Olleys’ Live Returns with an Election Special from STEAMhouse
Filmed at STEAMhouse, Olleys’ Live returns with a candid election special as Khalid Mahmood and Ewan Mackey speak more freely beyond party lines.
Olleys’ Live
There is something that happens to politicians once they step away from office. The edge softens, the reflex to defend every position falls away, and what you are left with is something far more revealing, reflection without the armour. That was very much the tone as we filmed the opening episode of Series 3 of Olleys’ Live, an election special arriving at a moment when Birmingham politics feels once again finely balanced.
This time the setting mattered more than usual, because it said something about the city before a word had been spoken. We filmed at STEAMhouse at Birmingham City University, not a studio, not a conventional venue, but a space built around ideas, enterprise, and the practical business of making things happen. It sits within the bones of Birmingham’s industrial past while pointing firmly toward its future, a place where engineering, digital, creative work and commercial thinking meet under one roof.
That is not incidental. Birmingham has always been at its best when it builds, adapts and invents. STEAMhouse captures that instinct. It is a reminder that the city’s story is not just political, it is industrial, educational and deeply practical.
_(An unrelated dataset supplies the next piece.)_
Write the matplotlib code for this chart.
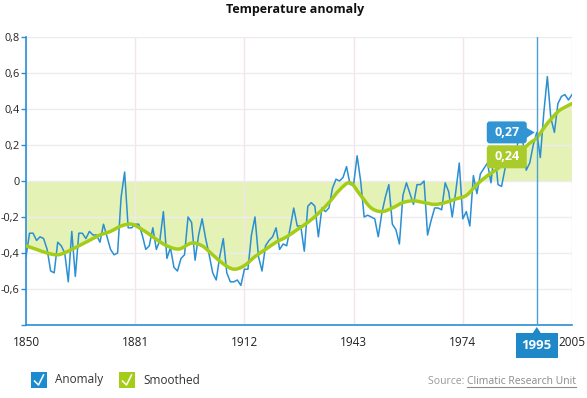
import numpy as np
import matplotlib
matplotlib.use("Agg")
import matplotlib.pyplot as plt
from matplotlib.path import Path
from matplotlib.patches import PathPatch, FancyBboxPatch, Polygon, Rectangle
from matplotlib.lines import Line2D
from matplotlib.transforms import IdentityTransform

# yearly anomaly (1850 .. 2005)
years = list(range(1850, 2006))
anomaly = [
    -0.42, -0.29, -0.29, -0.33, -0.31, -0.32, -0.38, -0.50, -0.51, -0.34,  # 1850s
    -0.36, -0.40, -0.56, -0.28, -0.53, -0.29, -0.29, -0.32, -0.28, -0.30,  # 1860s
    -0.30, -0.34, -0.24, -0.31, -0.38, -0.41, -0.40, -0.09, 0.05, -0.26,   # 1870s
    -0.26, -0.24, -0.24, -0.30, -0.38, -0.36, -0.26, -0.38, -0.33, -0.17,  # 1880s
    -0.43, -0.37, -0.48, -0.50, -0.43, -0.41, -0.20, -0.23, -0.44, -0.30,  # 1890s
    -0.21, -0.32, -0.41, -0.51, -0.55, -0.42, -0.32, -0.51, -0.56, -0.56,  # 1900s
    -0.55, -0.58, -0.49, -0.49, -0.30, -0.20, -0.42, -0.50, -0.36, -0.33,  # 1910s
    -0.31, -0.26, -0.38, -0.35, -0.36, -0.26, -0.15, -0.25, -0.25, -0.39,  # 1920s
    -0.14, -0.12, -0.14, -0.31, -0.15, -0.17, -0.15, -0.04, 0.01, 0.00,    # 1930s
    0.02, 0.08, -0.02, -0.02, 0.14, 0.00, -0.20, -0.19, -0.20, -0.21,      # 1940s
    -0.31, -0.18, -0.09, -0.02, -0.24, -0.27, -0.35, -0.08, -0.01, -0.07,  # 1950s
    -0.13, -0.02, -0.02, 0.00, -0.30, -0.22, -0.15, -0.15, -0.16, -0.01,   # 1960s
    -0.06, -0.20, -0.06, 0.10, -0.21, -0.17, -0.25, 0.03, -0.07, 0.04,     # 1970s
    0.07, 0.10, -0.01, 0.18, -0.02, -0.03, 0.07, 0.18, 0.18, 0.13,         # 1980s
    0.27, 0.23, 0.06, 0.10, 0.20, 0.27, 0.13, 0.38, 0.58, 0.35,            # 1990s
    0.27, 0.43, 0.47, 0.48, 0.45, 0.48,                                    # 2000s
]

# smoothed series, read at a few years along the curve
smooth_years = [1850, 1853, 1856, 1859, 1862, 1865, 1868, 1871, 1874, 1877,
                1880, 1883, 1886, 1889, 1892, 1894, 1897, 1900, 1903, 1906,
                1909, 1912, 1915, 1918, 1921, 1924, 1927, 1930, 1933, 1936,
                1939, 1942, 1945, 1948, 1951, 1954, 1957, 1960, 1963, 1966,
                1969, 1972, 1975, 1978, 1981, 1984, 1987, 1990, 1993, 1995,
                1998, 2001, 2003, 2005]
smooth_values = [-0.36, -0.38, -0.40, -0.41, -0.39, -0.36, -0.33, -0.30, -0.28, -0.25,
                 -0.24, -0.27, -0.31, -0.35, -0.375, -0.375, -0.345, -0.36, -0.41, -0.46,
                 -0.49, -0.47, -0.42, -0.38, -0.34, -0.31, -0.27, -0.23, -0.18, -0.12,
                 -0.05, -0.01, -0.08, -0.15, -0.17, -0.15, -0.12, -0.11, -0.12, -0.13,
                 -0.12, -0.10, -0.08, -0.02, 0.03, 0.07, 0.12, 0.16, 0.21, 0.24,
                 0.32, 0.385, 0.41, 0.43]

xticks = [1850, 1881, 1912, 1943, 1974, 2005]
yticks = [-0.8, -0.6, -0.4, -0.2, 0, 0.2, 0.4, 0.6, 0.8]
hover_year = 1995
hover_anomaly = 0.27
hover_smooth = 0.24

BLUE = "#2a8fd3"
GREEN = "#a5cd17"
FILL = "#e5f2b6"
W, H = 587, 398

plt.rcParams["font.family"] = ["Open Sans", "DejaVu Sans"]


def spline_path(xs, ys):
    """Catmull-Rom curve through the points, as bezier segments"""
    pts = np.column_stack([xs, ys]).astype(float)
    n = len(pts)
    verts, codes = [pts[0]], [Path.MOVETO]
    for i in range(n - 1):
        p0, p1 = pts[max(i - 1, 0)], pts[i]
        p2, p3 = pts[i + 1], pts[min(i + 2, n - 1)]
        verts += [p1 + (p2 - p0) / 6, p2 - (p3 - p1) / 6, p2]
        codes += [Path.CURVE4] * 3
    return verts, codes


def ylabel(v):
    if v == 0:
        return "0"
    if v <= -0.8:
        return ""   # bottom tick has no label
    return f"{v:.1f}".replace(".", ",")


fig = plt.figure(figsize=(W / 100, H / 100), dpi=100)
ax = fig.add_axes([26 / W, 1 - 325 / H, (572 - 26) / W, (325 - 37) / H])
ax.set_xlim(1850, 2005)
ax.set_ylim(-0.8, 0.8)

# area between 0 and the smoothed curve
verts, codes = spline_path(smooth_years, smooth_values)
fill_verts = verts + [(smooth_years[-1], 0), (smooth_years[0], 0), (0, 0)]
fill_codes = codes + [Path.LINETO, Path.LINETO, Path.CLOSEPOLY]
ax.add_patch(PathPatch(Path(fill_verts, fill_codes), fc=FILL, ec="none", zorder=0.3))

ax.plot(years, anomaly, color=BLUE, lw=1.1, zorder=3)
ax.add_patch(PathPatch(Path(verts, codes), fc="none", ec=GREEN, lw=2.5,
                       capstyle="round", zorder=4))

# grid / axes
ax.set_axisbelow(True)
ax.set_xticks(xticks)
ax.set_yticks(yticks)
ax.set_yticklabels([ylabel(v) for v in yticks])
ax.grid(axis="x", color="#f4e4ec", lw=1)
ax.grid(axis="y", color="#ececec", lw=1)
for s in ["top", "right"]:
    ax.spines[s].set_visible(False)
for s in ["left", "bottom"]:
    ax.spines[s].set_color(BLUE)
    ax.spines[s].set_linewidth(1.2)
ax.tick_params(axis="y", length=3.5, width=1, color=BLUE, pad=1, labelsize=7.8, labelcolor="#222")
ax.tick_params(axis="x", length=0, pad=8, labelsize=8.5, labelcolor="#222")

# crosshair at the hovered year
ax.axvline(hover_year, color="#4aa0da", lw=1, zorder=5)

fig.text(0.502, 1 - 10 / H, "Temperature anomaly", ha="center", va="center",
         fontsize=9, fontweight="bold", color="#111")

# tooltips
px, py = ax.transData.transform((hover_year, hover_anomaly))
_, pg = ax.transData.transform((hover_year, hover_smooth))
ident = IdentityTransform()

fig.add_artist(FancyBboxPatch((px - 50, py - 11), 40, 22, boxstyle="round,pad=0,rounding_size=3",
                              fc="#3195d3", ec="none", transform=ident, zorder=10))
fig.add_artist(Polygon([(px - 11, py + 5), (px - 11, py - 6), (px - 2, py)], closed=True,
                       fc="#3195d3", ec="none", transform=ident, zorder=10))
fig.text(px - 30, py, "0,27", transform=ident, ha="center", va="center",
         color="white", fontsize=9, fontweight="bold", zorder=11)

gy = pg - 19
fig.add_artist(FancyBboxPatch((px - 50, gy - 11.5), 40, 23, boxstyle="round,pad=0,rounding_size=3",
                              fc="#a9cc2c", ec="none", transform=ident, zorder=10))
fig.text(px - 30, gy, "0,24", transform=ident, ha="center", va="center",
         color="white", fontsize=9, fontweight="bold", zorder=11)

# year label under the axis
fig.add_artist(Rectangle((px - 21, H - 358), 42, 25, fc="#1e88c9", ec="none",
                         transform=ident, zorder=10))
fig.add_artist(Polygon([(px - 4, H - 333), (px + 4, H - 333), (px, H - 327)], closed=True,
                       fc="#1e88c9", ec="none", transform=ident, zorder=10))
fig.text(px, H - 345.5, str(hover_year), transform=ident, ha="center", va="center",
         color="white", fontsize=9.5, fontweight="bold", zorder=11)


# legend
def legend_item(x, color, label):
    fig.add_artist(Rectangle((x, H - 388), 16, 16, fc=color, ec="none", transform=ident))
    fig.add_artist(Line2D([x + 3.5, x + 7.5, x + 12.5], [H - 381, H - 385, H - 375],
                          color="white", lw=1.1, transform=ident))
    fig.text(x + 24, H - 380, label, transform=ident, ha="left", va="center",
             fontsize=8.5, color="#333")


legend_item(31, "#1c8bd0", "Anomaly")
legend_item(119, GREEN, "Smoothed")

# source with underlined link
renderer = fig.canvas.get_renderer()
link = fig.text(576, H - 382, "Climatic Research Unit", transform=ident, ha="right",
                va="center", fontsize=7.5, color="#8a8a8a")
bb = link.get_window_extent(renderer)
fig.add_artist(Line2D([bb.x0, bb.x1], [bb.y0 + 0.5, bb.y0 + 0.5], color="#8a8a8a",
                      lw=0.8, transform=ident))
fig.text(bb.x0, H - 382, "Source: ", transform=ident, ha="right", va="center",
         fontsize=7.5, color="#999")

fig.savefig("out.png", dpi=100)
A fitting backdrop, then, for a conversation about where Birmingham goes next.
Joining us were Khalid Mahmood and Ewan Mackey, two figures who have seen the city’s politics from the inside over many years. There was, quietly, a shared thread between us. All three of us have served as councillors on Birmingham City Council, and all three left voluntarily. That detail matters. It changes the nature of the conversation. It allows space for reflection without the immediate pressure of party management or personal advancement.
And it showed.
What followed was not a dismantling of party politics. There was still loyalty, still respect for the institutions that shape public life. But there was also a noticeable shift in tone, a willingness to acknowledge where things have not worked, where positions have become difficult to defend, and where political messaging has drifted away from political reality.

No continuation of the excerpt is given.